Source code of charts:
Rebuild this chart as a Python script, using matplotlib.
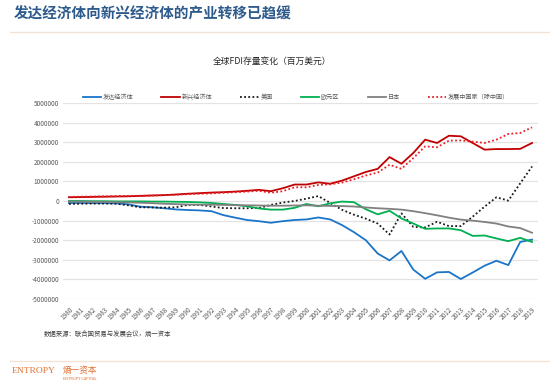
import matplotlib
matplotlib.use("Agg")
import matplotlib.pyplot as plt
from matplotlib.lines import Line2D
import numpy as np

plt.rcParams['font.family'] = ['Noto Sans CJK SC', 'DejaVu Sans']

years = [str(y) for y in range(1980, 2020)]

developed = [-0.10, -0.10, -0.11, -0.11, -0.12, -0.17, -0.29, -0.32, -0.37, -0.43,
             -0.46, -0.48, -0.52, -0.72, -0.85, -0.97, -1.03, -1.11, -1.03, -0.97,
             -0.94, -0.84, -0.94, -1.23, -1.59, -2.00, -2.68, -3.03, -2.55, -3.50,
             -3.97, -3.64, -3.62, -3.98, -3.65, -3.30, -3.05, -3.27, -2.09, -1.97]
emerging = [0.19, 0.20, 0.21, 0.22, 0.23, 0.24, 0.26, 0.28, 0.30, 0.33,
            0.37, 0.40, 0.43, 0.45, 0.48, 0.52, 0.57, 0.50, 0.65, 0.84,
            0.84, 0.95, 0.88, 1.04, 1.26, 1.48, 1.64, 2.24, 1.90, 2.45,
            3.13, 2.96, 3.33, 3.30, 2.96, 2.62, 2.65, 2.65, 2.66, 2.96]
usa = [-0.15, -0.14, -0.13, -0.13, -0.14, -0.22, -0.32, -0.33, -0.34, -0.32,
       -0.20, -0.20, -0.28, -0.36, -0.37, -0.37, -0.36, -0.20, -0.08, 0.00,
       0.12, 0.25, -0.10, -0.45, -0.70, -0.90, -1.15, -1.71, -0.63, -1.32,
       -1.35, -1.06, -1.28, -1.28, -0.80, -0.29, 0.19, 0.02, 0.90, 1.76]
euro = [0.00, 0.00, -0.01, -0.01, -0.02, -0.02, -0.02, -0.03, -0.03, -0.04,
        -0.05, -0.07, -0.10, -0.15, -0.20, -0.27, -0.38, -0.44, -0.44, -0.35,
        -0.15, -0.27, -0.12, -0.03, -0.06, -0.42, -0.68, -0.50, -0.89, -1.15,
        -1.42, -1.40, -1.40, -1.49, -1.78, -1.76, -1.91, -2.05, -1.88, -2.09]
japan = [-0.03, -0.03, -0.04, -0.05, -0.06, -0.07, -0.09, -0.11, -0.14, -0.16,
         -0.18, -0.19, -0.19, -0.20, -0.21, -0.22, -0.23, -0.24, -0.24, -0.23,
         -0.22, -0.24, -0.25, -0.26, -0.28, -0.33, -0.37, -0.40, -0.44, -0.52,
         -0.62, -0.73, -0.85, -0.95, -1.00, -1.07, -1.15, -1.30, -1.38, -1.62]
developing_ex_china = [0.21, 0.22, 0.23, 0.24, 0.25, 0.26, 0.27, 0.28, 0.30, 0.32,
                       0.35, 0.37, 0.39, 0.42, 0.45, 0.48, 0.52, 0.42, 0.50, 0.70,
                       0.70, 0.82, 0.85, 0.94, 1.11, 1.30, 1.45, 1.85, 1.64, 2.19,
                       2.79, 2.74, 3.08, 3.09, 3.03, 2.96, 3.13, 3.42, 3.47, 3.76]

series_names = ['发达经济体', '新兴经济体', '美国', '欧元区', '日本', '发展中国家（除中国）']
yticks = [5000000, 4000000, 3000000, 2000000, 1000000, 0,
          -1000000, -2000000, -3000000, -4000000, -5000000]

fig = plt.figure(figsize=(5.5, 3.85), dpi=100)
fig.patch.set_facecolor('white')

ax = fig.add_axes([63/550, 1-299/385, (538-63)/550, (299-103)/385])
x = np.arange(len(years))
scale = 1e6
styles = [
    (developed, '#1A75C9', '-'),
    (emerging, '#C00000', '-'),
    (usa, '#1A1A1A', (0, (1, 1.3))),
    (euro, '#00B050', '-'),
    (japan, '#808080', '-'),
    (developing_ex_china, '#E8202A', (0, (1, 1.3))),
]
handles = []
for (vals, c, ls), name in zip(styles, series_names):
    ln, = ax.plot(x, np.array(vals) * scale, color=c, lw=1.3, ls=ls, label=name, zorder=3)
    handles.append(ln)

ax.set_xlim(-0.5, len(years) - 0.5)
ax.set_ylim(-5000000, 5000000)
ax.set_yticks(yticks)
ax.set_yticklabels([str(v) for v in yticks], fontsize=4.6, color='#595959')
ax.set_xticks(x)
ax.set_xticklabels(years, rotation=45, fontsize=4.6, color='#595959',
                   ha='right', rotation_mode='anchor')
ax.grid(axis='y', color='#E3E3E3', lw=0.9)
ax.set_axisbelow(True)
for s in ax.spines.values():
    s.set_visible(False)
ax.tick_params(length=0, pad=3)
ax.tick_params(axis='x', pad=5)

fig.legend(handles=handles, loc='center', bbox_to_anchor=(296/550, 1-97/385),
           ncol=6, frameon=False, fontsize=4.4, handlelength=3.0,
           columnspacing=4.6, handletextpad=0.3, labelcolor='#595959')

# Header
fig.text(14/550, 1-14/385, '发达经济体向新兴经济体的产业转移已趋缓', fontsize=10.5,
         fontweight='bold', color='#2E5B8D', ha='left', va='center')
fig.add_artist(Line2D([10/550, 1.0], [1-32/385, 1-32/385], color='#F2E3D6', lw=1.0))
fig.text(272/550, 1-61/385, '全球FDI存量变化（百万美元）', fontsize=6.3,
         color='#262626', ha='center', va='center')

fig.text(44/550, 1-334/385, '数据来源：联合国贸易与发展会议，熵一资本', fontsize=4.6,
         color='#404040', ha='left', va='center')

fig.add_artist(Line2D([10/550, 1.0], [1-361/385, 1-361/385], color='#F2E3D6', lw=1.0))
fig.text(12/550, 1-371/385, 'ENTROPY', fontsize=6.8, color='#E07030',
         ha='left', va='center', family=['Liberation Serif'])
fig.text(63/550, 1-370/385, '熵一资本', fontsize=6.2, color='#E07030',
         ha='left', va='center')
fig.text(63/550, 1-379/385, 'ENTROPY CAPITAL', fontsize=2.8, color='#E07030',
         ha='left', va='center')

fig.savefig('out.png', dpi=100, facecolor='white')
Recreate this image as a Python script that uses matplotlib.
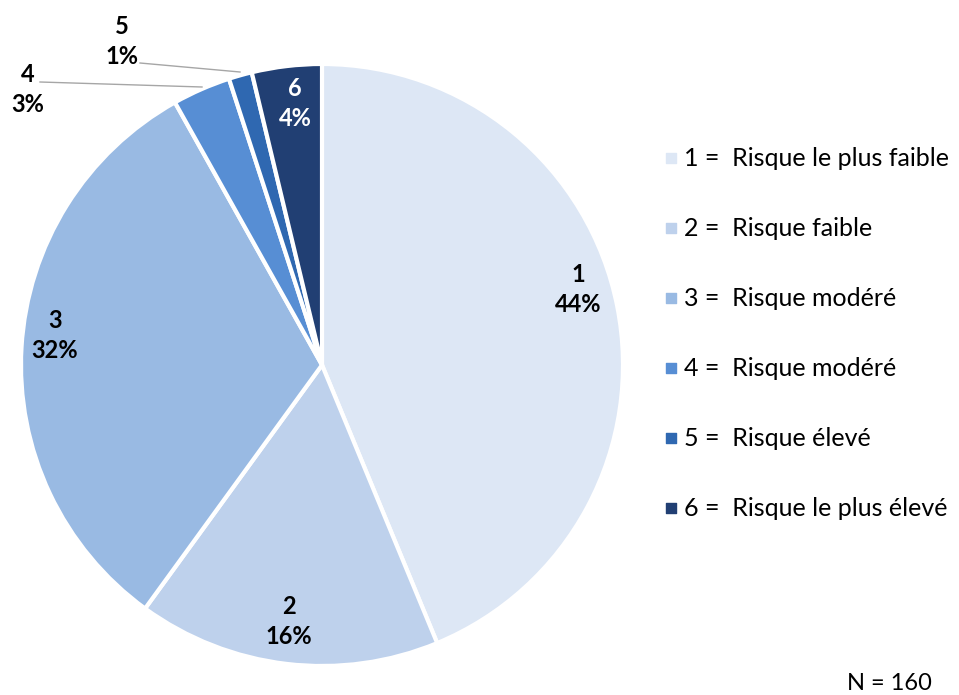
import matplotlib.pyplot as plt

plt.rcParams['font.family'] = ['Lato', 'DejaVu Sans']

# counts out of N = 160
categories = ['1', '2', '3', '4', '5', '6']
counts = [70, 26, 51, 5, 2, 6]
pct_labels = ['44%', '16%', '32%', '3%', '1%', '4%']
legend_labels = ['1 =  Risque le plus faible', '2 =  Risque faible', '3 =  Risque modéré',
                 '4 =  Risque modéré', '5 =  Risque élevé', '6 =  Risque le plus élevé']
colors = ['#DDE7F5', '#BED1EC', '#99BAE3', '#578ED4', '#2F68B1', '#213F73']
n_total = 160

W, H = 959, 695
fig = plt.figure(figsize=(W / 100, H / 100), dpi=100)
ax = fig.add_axes([0, 0, 1, 1])

cx, cy, r = 322, 365, 301
# y axis gets inverted below, so counterclock + startangle -90 runs clockwise from the top
ax.pie(counts, colors=colors, startangle=-90, counterclock=True,
       center=(cx, cy), radius=r, frame=True,
       wedgeprops=dict(edgecolor='white', linewidth=3))
ax.set_xlim(0, W)
ax.set_ylim(H, 0)
ax.set_aspect('equal')
ax.axis('off')

label_pos = [(578, 289), (289, 621), (55, 336), (28, 89), (122, 42), (295, 103)]
label_col = ['black', 'black', 'black', 'black', 'black', 'white']
for cat, pct, (x, y), c in zip(categories, pct_labels, label_pos, label_col):
    ax.text(x, y - 15, cat, ha='center', va='center', fontsize=17,
            fontweight='bold', color=c)
    ax.text(x, y + 15, pct, ha='center', va='center', fontsize=17,
            fontweight='bold', color=c)

# leader lines for small slices
ax.plot([40, 202], [82, 87], color='#A6A6A6', lw=1)
ax.plot([140, 240], [63, 72], color='#A6A6A6', lw=1)

# legend
for i, (lab, col) in enumerate(zip(legend_labels, colors)):
    y = 158 + 70 * i
    ax.scatter([671], [y], marker='s', s=55, color=col)
    ax.text(684, y, lab, ha='left', va='center', fontsize=18)

ax.text(932, 683, f'N = {n_total}', ha='right', va='center', fontsize=17)

fig.savefig('out.png', dpi=100)
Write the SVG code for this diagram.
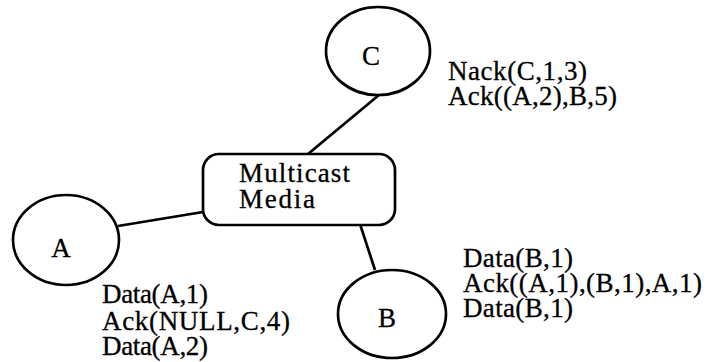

### Problem to work on
Word for word, give again the lines from the first entry to the line with "years = [str(y) for y in range(1980, 2020)]", inclusive. Exclude the pictures.

### Output of the exercise
Rebuild this chart as a Python script, using matplotlib.
import matplotlib
matplotlib.use("Agg")
import matplotlib.pyplot as plt
from matplotlib.lines import Line2D
import numpy as np

plt.rcParams['font.family'] = ['Noto Sans CJK SC', 'DejaVu Sans']

years = [str(y) for y in range(1980, 2020)]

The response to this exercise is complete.